Journal Volume 1 1992
Chairman's Report - March, 1991
In the past year the Society has run a number of events, including lectures, outings, the Young Historian of the Year competition for Primary School students, and has hosted the Spring Seminar of the Federation of Local History Societies.
We must measure our successes against our constitutional aims and in this respect I feel that we are growing more effective.
Our first aim is to preserve and protect sites of archaeological and historical interest in the North Wicklow area, and at present there is an ongoing campaign to preserve the site of St. Crispin's Cell and its environs from housing development. This campaign was initiated by the Grove Residents Association last autumn and initially they approached us to enlist our help. I was asked to speak at their first public meeting on 17 Sept. 1990 held in the La Touche hotel and give a summary of the history of the site. In my talk I suggested that the site probably dated back to the Bronze Age, but it now seems that it dates even further back, into the Stone Age. Due to the incessant rain of the past weeks, large sections of the cliff have fallen down on to the North Beach and Stone Age artefacts are reported to have been found in this landslide. If these finds are confirmed, then we have indeed got a remarkable site on our doorstep which may be of national importance.
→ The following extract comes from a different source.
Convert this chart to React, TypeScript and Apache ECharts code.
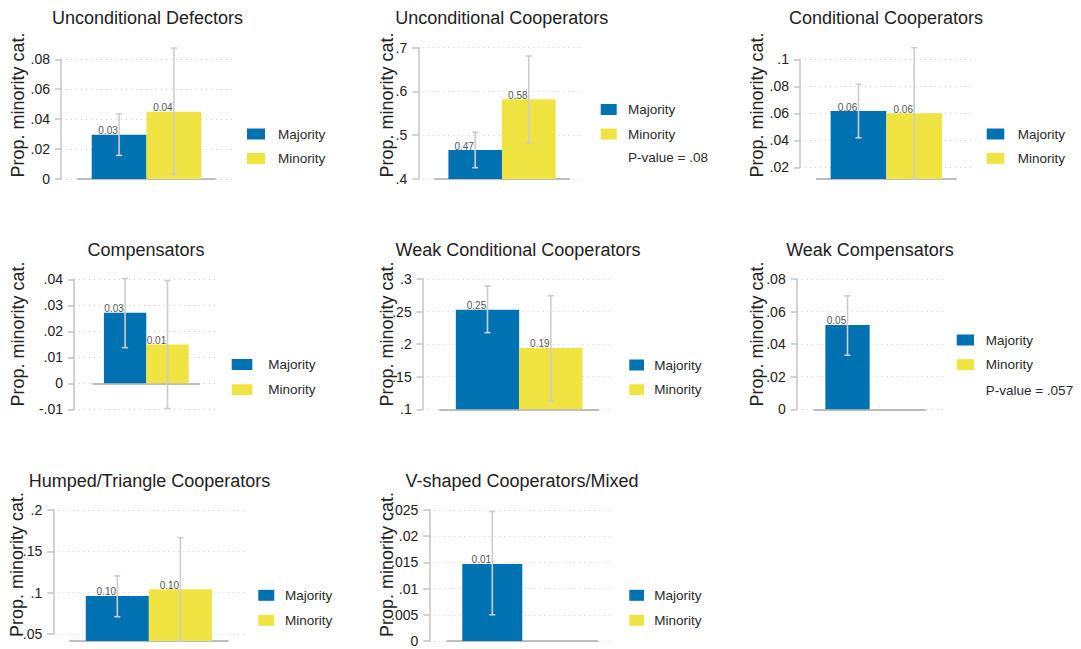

We were also asked to make a submission to An Bord Pleanala regarding the proposed development and, in our submission, we stressed the need for three specific archaeological tests to carried out. These tests are:- Phosphate analyses, which indicates areas where human activity occurred; a resistivity survey which indicates areas in which archaeological features are likely to be found , and testing by magnetometer which shows where fires have been sited in the past.
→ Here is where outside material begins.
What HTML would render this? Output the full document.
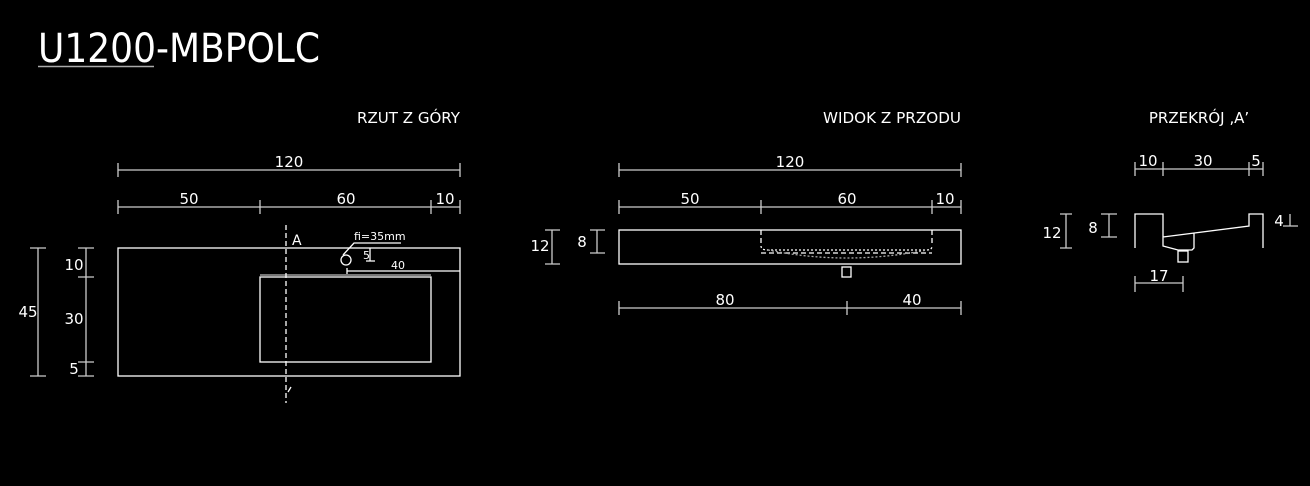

We also made the Bord aware of the historical report about Col. Tarrant burying the remains of all the corpses which he had disinterred while razing the graveyard, in a mass grave, and suggested that, as a matter of priority, this mass grave should be located and excavated, so the remains can once more be laid to rest observing the appropriate religious rituals, and that the headstones should be recovered and recorded.
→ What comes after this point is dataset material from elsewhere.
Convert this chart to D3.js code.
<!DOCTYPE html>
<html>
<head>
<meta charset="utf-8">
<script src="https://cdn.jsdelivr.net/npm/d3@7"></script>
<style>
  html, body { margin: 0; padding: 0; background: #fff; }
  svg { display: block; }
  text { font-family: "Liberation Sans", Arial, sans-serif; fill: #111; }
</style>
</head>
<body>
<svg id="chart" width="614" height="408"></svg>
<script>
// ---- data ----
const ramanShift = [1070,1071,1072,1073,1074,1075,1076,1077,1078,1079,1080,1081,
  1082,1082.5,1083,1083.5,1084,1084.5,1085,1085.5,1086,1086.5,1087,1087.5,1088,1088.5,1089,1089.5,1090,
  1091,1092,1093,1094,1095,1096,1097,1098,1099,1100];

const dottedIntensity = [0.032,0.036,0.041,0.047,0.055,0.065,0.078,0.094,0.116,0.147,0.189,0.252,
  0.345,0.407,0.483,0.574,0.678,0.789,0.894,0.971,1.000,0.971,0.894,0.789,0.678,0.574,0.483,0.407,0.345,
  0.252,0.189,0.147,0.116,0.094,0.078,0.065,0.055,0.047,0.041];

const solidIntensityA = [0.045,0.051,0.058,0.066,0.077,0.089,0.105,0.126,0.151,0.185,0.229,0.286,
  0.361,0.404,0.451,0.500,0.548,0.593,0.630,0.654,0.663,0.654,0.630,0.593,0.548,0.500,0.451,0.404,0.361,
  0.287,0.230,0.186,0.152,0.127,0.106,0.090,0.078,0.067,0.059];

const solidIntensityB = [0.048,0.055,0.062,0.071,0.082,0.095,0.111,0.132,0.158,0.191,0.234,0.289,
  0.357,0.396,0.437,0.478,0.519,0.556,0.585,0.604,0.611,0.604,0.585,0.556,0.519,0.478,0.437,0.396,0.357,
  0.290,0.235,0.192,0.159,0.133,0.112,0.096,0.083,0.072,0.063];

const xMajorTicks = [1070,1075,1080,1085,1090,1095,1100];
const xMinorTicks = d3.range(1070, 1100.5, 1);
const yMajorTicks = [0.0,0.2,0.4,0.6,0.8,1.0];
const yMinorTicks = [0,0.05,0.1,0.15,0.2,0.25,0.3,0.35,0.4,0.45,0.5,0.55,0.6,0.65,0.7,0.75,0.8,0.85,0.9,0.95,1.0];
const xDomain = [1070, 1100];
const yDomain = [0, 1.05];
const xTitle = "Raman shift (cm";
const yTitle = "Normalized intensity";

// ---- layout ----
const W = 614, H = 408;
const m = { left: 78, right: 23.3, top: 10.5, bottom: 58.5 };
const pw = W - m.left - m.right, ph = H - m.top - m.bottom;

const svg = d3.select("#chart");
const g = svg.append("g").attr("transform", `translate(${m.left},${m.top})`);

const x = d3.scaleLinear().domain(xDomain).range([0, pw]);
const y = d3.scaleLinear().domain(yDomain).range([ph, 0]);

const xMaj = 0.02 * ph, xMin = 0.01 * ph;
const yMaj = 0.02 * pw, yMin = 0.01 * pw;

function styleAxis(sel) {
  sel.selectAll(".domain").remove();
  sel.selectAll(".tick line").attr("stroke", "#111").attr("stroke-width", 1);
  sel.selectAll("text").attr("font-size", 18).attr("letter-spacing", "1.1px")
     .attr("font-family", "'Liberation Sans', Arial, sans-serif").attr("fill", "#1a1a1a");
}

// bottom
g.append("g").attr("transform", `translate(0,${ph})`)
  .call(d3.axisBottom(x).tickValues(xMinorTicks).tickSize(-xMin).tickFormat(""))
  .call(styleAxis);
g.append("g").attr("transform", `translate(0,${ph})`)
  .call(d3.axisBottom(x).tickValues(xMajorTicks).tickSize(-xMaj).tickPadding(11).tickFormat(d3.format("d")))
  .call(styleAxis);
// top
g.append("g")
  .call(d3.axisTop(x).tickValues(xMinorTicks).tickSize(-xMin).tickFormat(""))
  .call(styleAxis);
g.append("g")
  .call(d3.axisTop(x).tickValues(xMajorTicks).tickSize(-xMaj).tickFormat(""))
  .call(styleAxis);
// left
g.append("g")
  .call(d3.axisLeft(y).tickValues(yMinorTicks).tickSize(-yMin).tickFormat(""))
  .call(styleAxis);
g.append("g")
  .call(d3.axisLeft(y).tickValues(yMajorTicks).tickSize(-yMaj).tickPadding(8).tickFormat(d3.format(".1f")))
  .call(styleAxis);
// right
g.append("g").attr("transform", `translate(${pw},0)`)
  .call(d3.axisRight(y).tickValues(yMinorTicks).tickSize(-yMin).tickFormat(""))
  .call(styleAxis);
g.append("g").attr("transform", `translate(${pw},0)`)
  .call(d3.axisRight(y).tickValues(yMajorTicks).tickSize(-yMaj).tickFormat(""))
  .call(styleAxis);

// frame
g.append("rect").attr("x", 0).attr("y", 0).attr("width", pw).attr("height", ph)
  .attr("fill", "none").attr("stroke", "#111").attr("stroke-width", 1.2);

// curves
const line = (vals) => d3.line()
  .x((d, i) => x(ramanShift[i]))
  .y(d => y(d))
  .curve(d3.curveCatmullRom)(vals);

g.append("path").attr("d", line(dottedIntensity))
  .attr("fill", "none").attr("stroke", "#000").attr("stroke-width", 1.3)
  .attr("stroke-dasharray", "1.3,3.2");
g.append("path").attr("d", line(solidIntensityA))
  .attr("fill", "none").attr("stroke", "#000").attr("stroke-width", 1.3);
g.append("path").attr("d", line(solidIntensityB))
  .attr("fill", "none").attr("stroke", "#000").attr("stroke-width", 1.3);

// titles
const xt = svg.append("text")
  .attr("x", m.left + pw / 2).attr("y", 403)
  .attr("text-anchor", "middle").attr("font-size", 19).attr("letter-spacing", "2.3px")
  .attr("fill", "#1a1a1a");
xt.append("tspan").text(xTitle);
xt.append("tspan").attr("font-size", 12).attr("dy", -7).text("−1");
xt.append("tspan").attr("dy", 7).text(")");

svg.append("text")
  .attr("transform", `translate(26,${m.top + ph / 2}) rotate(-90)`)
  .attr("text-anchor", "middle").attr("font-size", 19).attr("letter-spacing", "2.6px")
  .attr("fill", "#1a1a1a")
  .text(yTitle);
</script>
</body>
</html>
These examples illustrate our commitment to our primary aim and I am certain that as time progresses we will gain more knowledge, experience and expertise in protecting and preserving sites.
The second aim of the Society is to gather and record information pertaining to local archaeology, genealogy and history and to publish this information regularly. We still have not published anything but we decided to address this problem in a very straightforward way. We are going to ask the people who lecture the Society for their permission to publish their lectures, along with brief reports of our activities throughout the year and the winning entry from the Young Historian of the Year competition, in order to have an annual publication. We already have the agreement of Mr. Seamus O Saothrai to permit us to publish his recent lecture, which should ensure the success of our first publication.